- **EXERCISE TASK**
Go through the material and write it all out exactly, minus the pictures.

======

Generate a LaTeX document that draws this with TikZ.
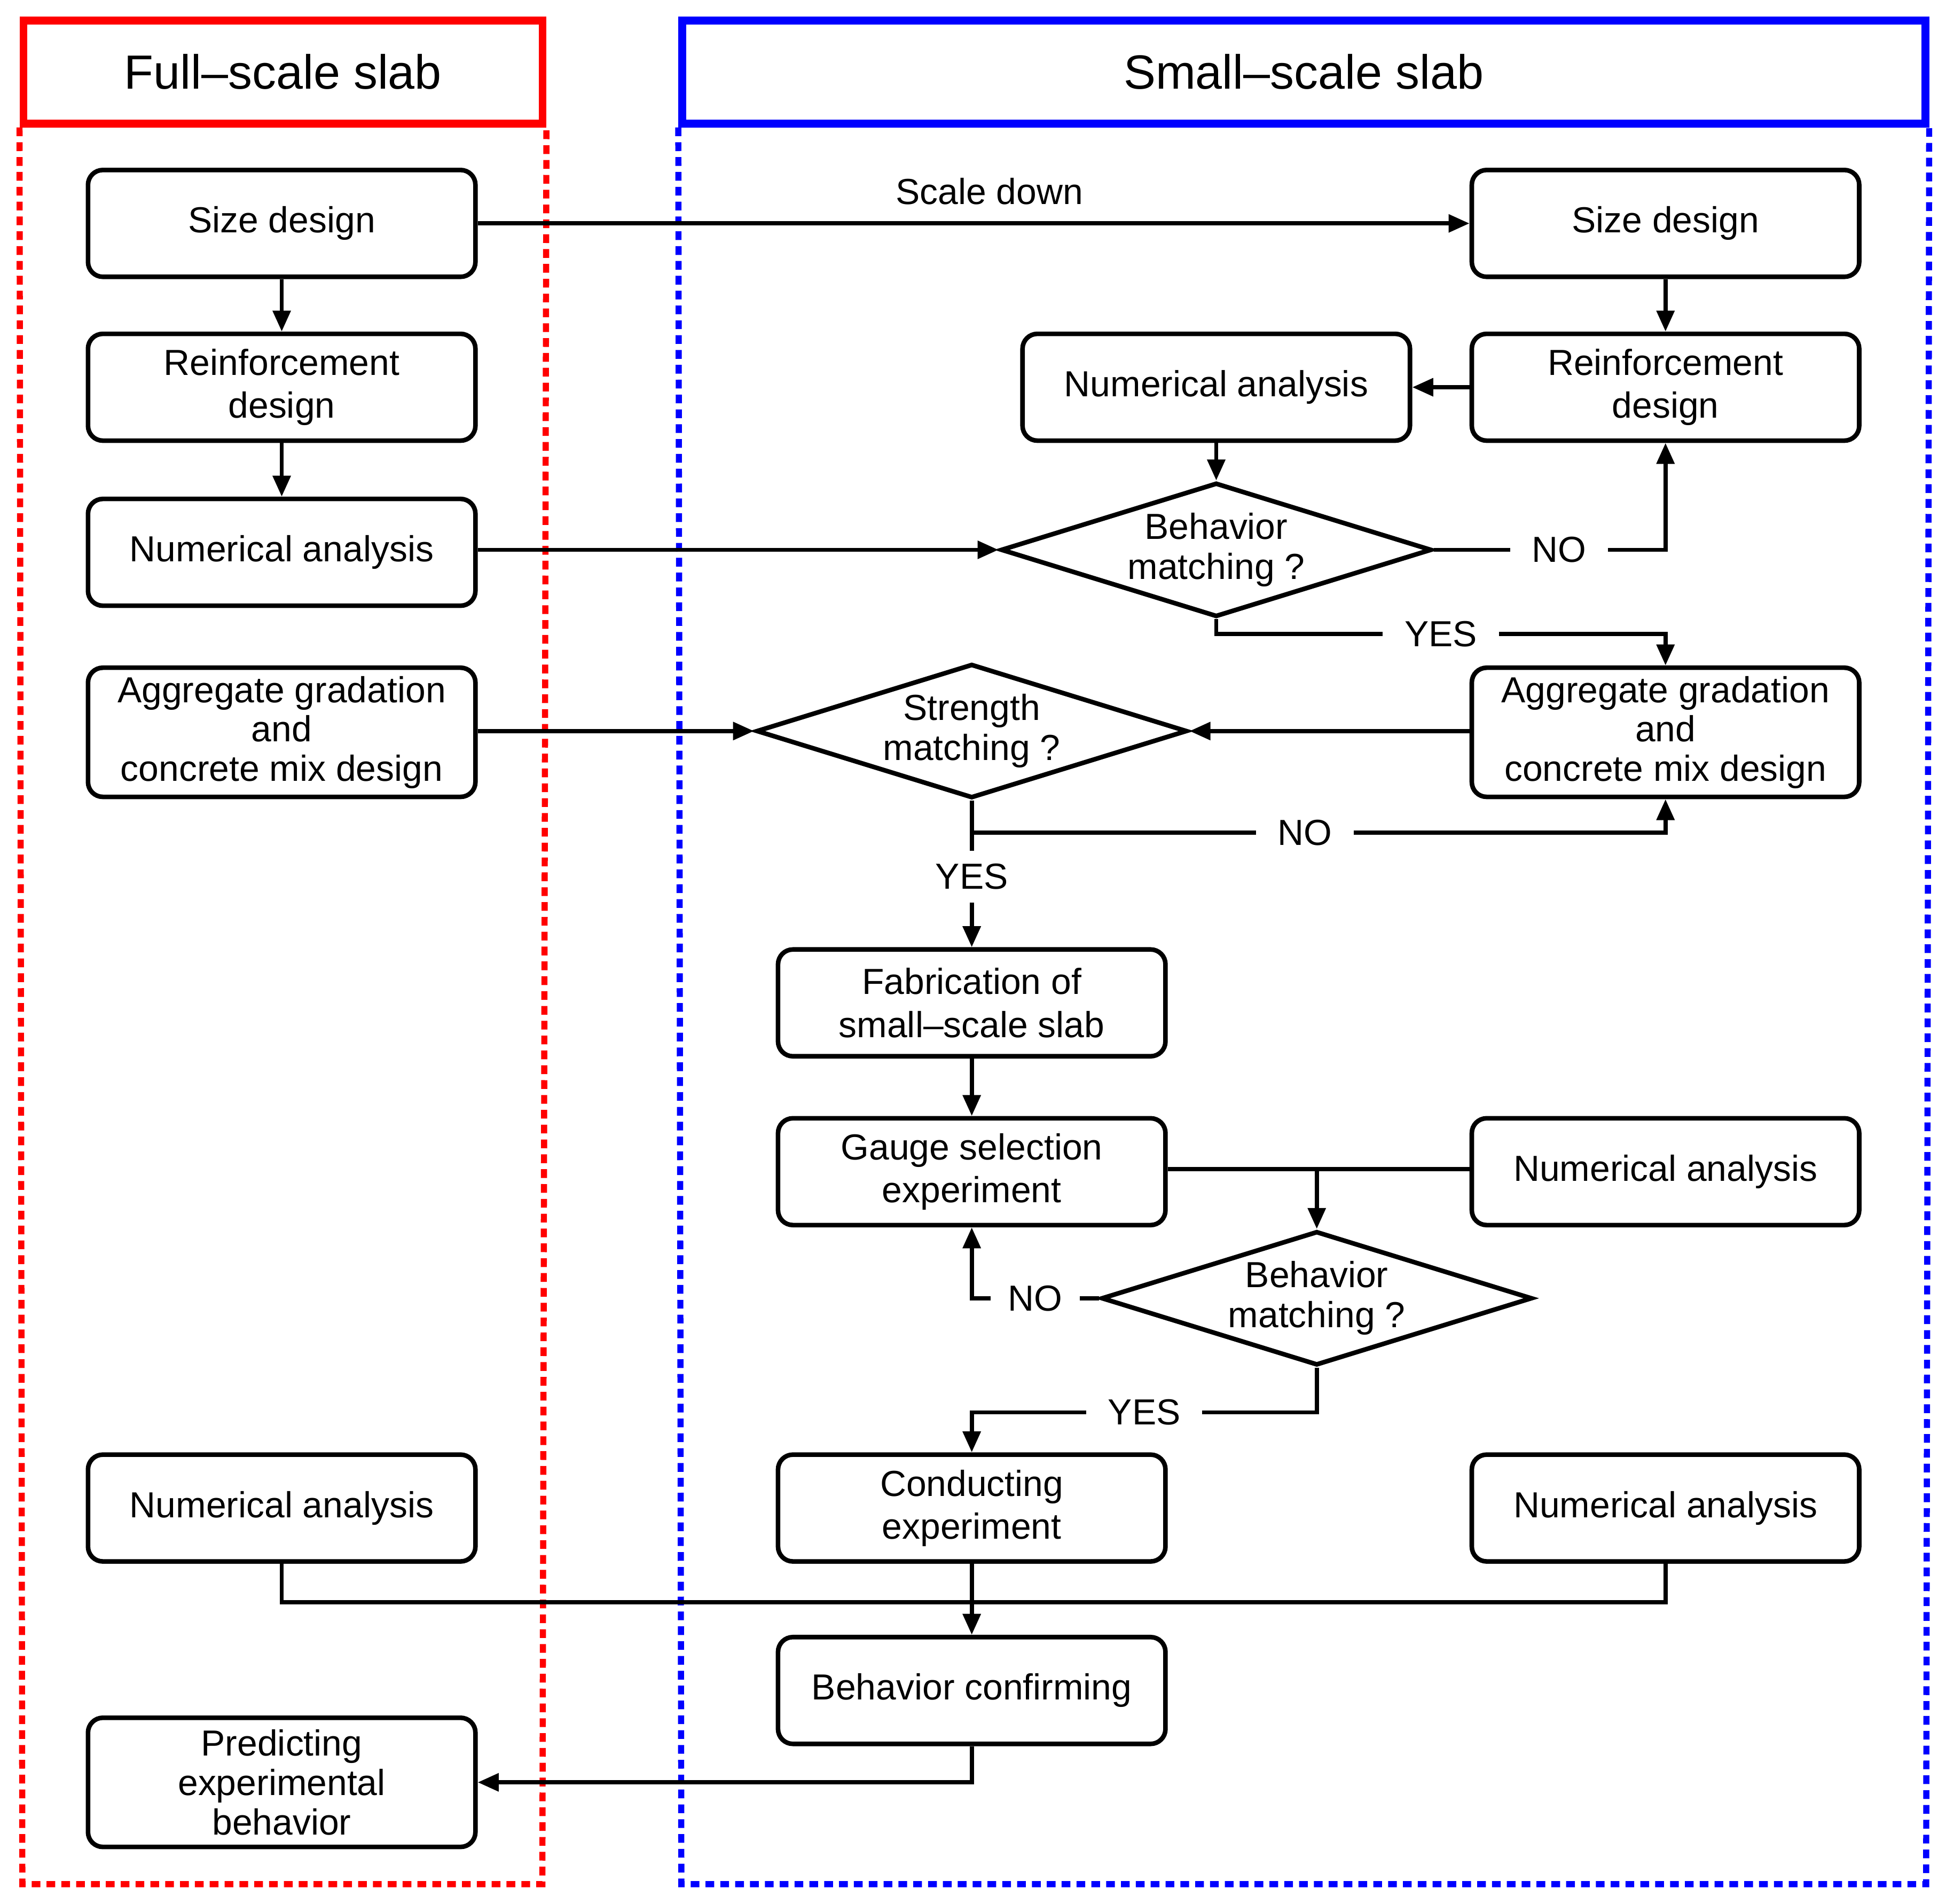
\documentclass[tikz,border=0pt]{standalone}
\usepackage{fontspec}
\setmainfont{Liberation Sans}
\usetikzlibrary{positioning,shapes.geometric,arrows.meta,calc}
\definecolor{fullred}{HTML}{FF0000}
\definecolor{smallblue}{HTML}{0000FF}

\begin{document}
\begin{tikzpicture}[
  x=0.01cm, y=-0.01cm,
  every node/.style={font=\fontsize{8.3}{9.8}\selectfont},
  box/.style={
    rectangle, rounded corners=3.4pt, draw=black, line width=1.05pt, fill=white,
    minimum width=3.12cm, minimum height=0.86cm, inner sep=1pt, align=center,
  },
  tallbox/.style={box, minimum height=1.04cm, font=\fontsize{8.3}{9}\selectfont},
  decide/.style={
    diamond, draw=black, line width=1.05pt, fill=white, aspect=3.2, inner sep=0pt,
    minimum width=3.47cm, minimum height=1.08cm, align=center, font=\fontsize{8.3}{9.2}\selectfont,
  },
  titlebox/.style={rectangle, draw=#1, line width=1.8pt, minimum height=0.83cm, font=\fontsize{11}{13}\selectfont},
  lane/.style={draw=#1, line width=1.4pt, dash pattern=on 2pt off 1.4pt},
  arr/.style={-{Triangle[length=4.8pt, width=4pt]}, line width=0.95pt},
  link/.style={line width=0.95pt},
  lbl/.style={fill=white, inner xsep=5pt, inner ysep=3pt},
]
\useasboundingbox (0,0) rectangle (1568,1534);

% ── Column x-coordinates ──
\def\xL{227}
\def\xM{783}
\def\xR{1342}

% ── Lane headers and dotted frames ──
\node[titlebox=fullred,   minimum width=4.18cm]  (fullT)  at (228,58)  {Full–scale slab};
\node[titlebox=smallblue, minimum width=10.01cm] (smallT) at (1050.5,58) {Small–scale slab};
\draw[lane=fullred]   (fullT.south west)  -- (18,1518)  -- (437,1518)  -- (fullT.south east);
\draw[lane=smallblue] (smallT.south west) -- (549,1518) -- (1552,1518) -- (smallT.south east);

% ── Full-scale column ──
\node[box]     (sizeL)  at (\xL,180)  {Size design};
\node[box]     (reinfL) at (\xL,312)  {Reinforcement\\design};
\node[box]     (numL1)  at (\xL,445)  {Numerical analysis};
\node[tallbox] (aggL)   at (\xL,590)  {Aggregate gradation\\and\\concrete mix design};
\node[box]     (numL2)  at (\xL,1215) {Numerical analysis};
\node[tallbox] (predL)  at (\xL,1436) {Predicting\\experimental\\behavior};

% ── Small-scale column (right) ──
\node[box]     (sizeR)  at (\xR,180)  {Size design};
\node[box]     (reinfR) at (\xR,312)  {Reinforcement\\design};
\node[tallbox] (aggR)   at (\xR,590)  {Aggregate gradation\\and\\concrete mix design};
\node[box]     (numR1)  at (\xR,944)  {Numerical analysis};
\node[box]     (numR2)  at (\xR,1215) {Numerical analysis};

% ── Small-scale column (middle) ──
\node[box]    (numM)  at (980,312)  {Numerical analysis};
\node[decide] (bm1)   at (980,443)  {Behavior\\matching ?};
\node[decide] (str)   at (\xM,589)  {Strength\\matching ?};
\node[box]    (fab)   at (\xM,808)  {Fabrication of\\small–scale slab};
\node[box]    (gauge) at (\xM,944)  {Gauge selection\\experiment};
\node[decide] (bm2)   at (1061,1046) {Behavior\\matching ?};
\node[box]    (cond)  at (\xM,1215) {Conducting\\experiment};
\node[box]    (conf)  at (\xM,1362) {Behavior confirming};

% ── Connectors ──
\draw[arr] (sizeL) -- node[above=0.5pt, pos=0.516] (scaleLbl) {Scale down} (sizeR);
\draw[arr] (sizeL) -- (reinfL);
\draw[arr] (reinfL) -- (numL1);
\draw[arr] (numL1.east |- bm1.west) -- (bm1.west);
\draw[arr] (aggL.east |- str.west) -- (str.west);

\draw[arr] (sizeR) -- (reinfR);
\draw[arr] (reinfR) -- (numM);
\draw[arr] (numM) -- (bm1.north);
\draw[arr] (bm1.east) -| node[lbl, pos=0.27] (bm1No) {NO} (reinfR.south);
\draw[arr] (bm1.south) -- ++(0,12) -| node[lbl, pos=0.25] (bm1Yes) {YES} (aggR.north);
\draw[arr] (aggR.west |- str.east) -- (str.east);

\draw[arr] (str.south) -- node[lbl, pos=0.52] (strYes) {YES} (fab.north);
\draw[arr] (str.south) ++(0,26) -| node[lbl, pos=0.24] (strNo) {NO} (aggR.south);
\draw[arr] (fab) -- (gauge);

% gauge + numerical analysis → behavior matching
\draw[link] (gauge.east |- 0,942) -- (numR1.west |- 0,942);
\draw[arr] (bm2.north |- 0,942) -- (bm2.north);
\draw[arr] (bm2.west) -| node[lbl, pos=0.25, inner xsep=4pt] (bm2No) {NO} (gauge.south);
\draw[arr] (bm2.south) -- ++(0,36) -| node[lbl, pos=0.25] (bm2Yes) {YES} (cond.north);

% experiment + both analyses → behavior confirming
\draw[link] (numL2.south) -- ++(0,31) -| (numR2.south);
\draw[arr] (cond) -- (conf);
\draw[arr] (conf.south) |- (predL.east);

\end{tikzpicture}
\end{document}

======

- **RESULT OF THIS TASK**
Generate a LaTeX document that draws this with TikZ.
\documentclass[tikz,border=0pt]{standalone}
\usepackage{fontspec}
\setmainfont{Liberation Sans}
\usetikzlibrary{positioning,shapes.geometric,arrows.meta,calc}
\definecolor{fullred}{HTML}{FF0000}
\definecolor{smallblue}{HTML}{0000FF}

\begin{document}
\begin{tikzpicture}[
  x=0.01cm, y=-0.01cm,
  every node/.style={font=\fontsize{8.3}{9.8}\selectfont},
  box/.style={
    rectangle, rounded corners=3.4pt, draw=black, line width=1.05pt, fill=white,
    minimum width=3.12cm, minimum height=0.86cm, inner sep=1pt, align=center,
  },
  tallbox/.style={box, minimum height=1.04cm, font=\fontsize{8.3}{9}\selectfont},
  decide/.style={
    diamond, draw=black, line width=1.05pt, fill=white, aspect=3.2, inner sep=0pt,
    minimum width=3.47cm, minimum height=1.08cm, align=center, font=\fontsize{8.3}{9.2}\selectfont,
  },
  titlebox/.style={rectangle, draw=#1, line width=1.8pt, minimum height=0.83cm, font=\fontsize{11}{13}\selectfont},
  lane/.style={draw=#1, line width=1.4pt, dash pattern=on 2pt off 1.4pt},
  arr/.style={-{Triangle[length=4.8pt, width=4pt]}, line width=0.95pt},
  link/.style={line width=0.95pt},
  lbl/.style={fill=white, inner xsep=5pt, inner ysep=3pt},
]
\useasboundingbox (0,0) rectangle (1568,1534);

% ── Column x-coordinates ──
\def\xL{227}
\def\xM{783}
\def\xR{1342}

% ── Lane headers and dotted frames ──
\node[titlebox=fullred,   minimum width=4.18cm]  (fullT)  at (228,58)  {Full–scale slab};
\node[titlebox=smallblue, minimum width=10.01cm] (smallT) at (1050.5,58) {Small–scale slab};
\draw[lane=fullred]   (fullT.south west)  -- (18,1518)  -- (437,1518)  -- (fullT.south east);
\draw[lane=smallblue] (smallT.south west) -- (549,1518) -- (1552,1518) -- (smallT.south east);

% ── Full-scale column ──
\node[box]     (sizeL)  at (\xL,180)  {Size design};
\node[box]     (reinfL) at (\xL,312)  {Reinforcement\\design};
\node[box]     (numL1)  at (\xL,445)  {Numerical analysis};
\node[tallbox] (aggL)   at (\xL,590)  {Aggregate gradation\\and\\concrete mix design};
\node[box]     (numL2)  at (\xL,1215) {Numerical analysis};
\node[tallbox] (predL)  at (\xL,1436) {Predicting\\experimental\\behavior};

% ── Small-scale column (right) ──
\node[box]     (sizeR)  at (\xR,180)  {Size design};
\node[box]     (reinfR) at (\xR,312)  {Reinforcement\\design};
\node[tallbox] (aggR)   at (\xR,590)  {Aggregate gradation\\and\\concrete mix design};
\node[box]     (numR1)  at (\xR,944)  {Numerical analysis};
\node[box]     (numR2)  at (\xR,1215) {Numerical analysis};

% ── Small-scale column (middle) ──
\node[box]    (numM)  at (980,312)  {Numerical analysis};
\node[decide] (bm1)   at (980,443)  {Behavior\\matching ?};
\node[decide] (str)   at (\xM,589)  {Strength\\matching ?};
\node[box]    (fab)   at (\xM,808)  {Fabrication of\\small–scale slab};
\node[box]    (gauge) at (\xM,944)  {Gauge selection\\experiment};
\node[decide] (bm2)   at (1061,1046) {Behavior\\matching ?};
\node[box]    (cond)  at (\xM,1215) {Conducting\\experiment};
\node[box]    (conf)  at (\xM,1362) {Behavior confirming};

% ── Connectors ──
\draw[arr] (sizeL) -- node[above=0.5pt, pos=0.516] (scaleLbl) {Scale down} (sizeR);
\draw[arr] (sizeL) -- (reinfL);
\draw[arr] (reinfL) -- (numL1);
\draw[arr] (numL1.east |- bm1.west) -- (bm1.west);
\draw[arr] (aggL.east |- str.west) -- (str.west);

\draw[arr] (sizeR) -- (reinfR);
\draw[arr] (reinfR) -- (numM);
\draw[arr] (numM) -- (bm1.north);
\draw[arr] (bm1.east) -| node[lbl, pos=0.27] (bm1No) {NO} (reinfR.south);
\draw[arr] (bm1.south) -- ++(0,12) -| node[lbl, pos=0.25] (bm1Yes) {YES} (aggR.north);
\draw[arr] (aggR.west |- str.east) -- (str.east);

\draw[arr] (str.south) -- node[lbl, pos=0.52] (strYes) {YES} (fab.north);
\draw[arr] (str.south) ++(0,26) -| node[lbl, pos=0.24] (strNo) {NO} (aggR.south);
\draw[arr] (fab) -- (gauge);

% gauge + numerical analysis → behavior matching
\draw[link] (gauge.east |- 0,942) -- (numR1.west |- 0,942);
\draw[arr] (bm2.north |- 0,942) -- (bm2.north);
\draw[arr] (bm2.west) -| node[lbl, pos=0.25, inner xsep=4pt] (bm2No) {NO} (gauge.south);
\draw[arr] (bm2.south) -- ++(0,36) -| node[lbl, pos=0.25] (bm2Yes) {YES} (cond.north);

% experiment + both analyses → behavior confirming
\draw[link] (numL2.south) -- ++(0,31) -| (numR2.south);
\draw[arr] (cond) -- (conf);
\draw[arr] (conf.south) |- (predL.east);

\end{tikzpicture}
\end{document}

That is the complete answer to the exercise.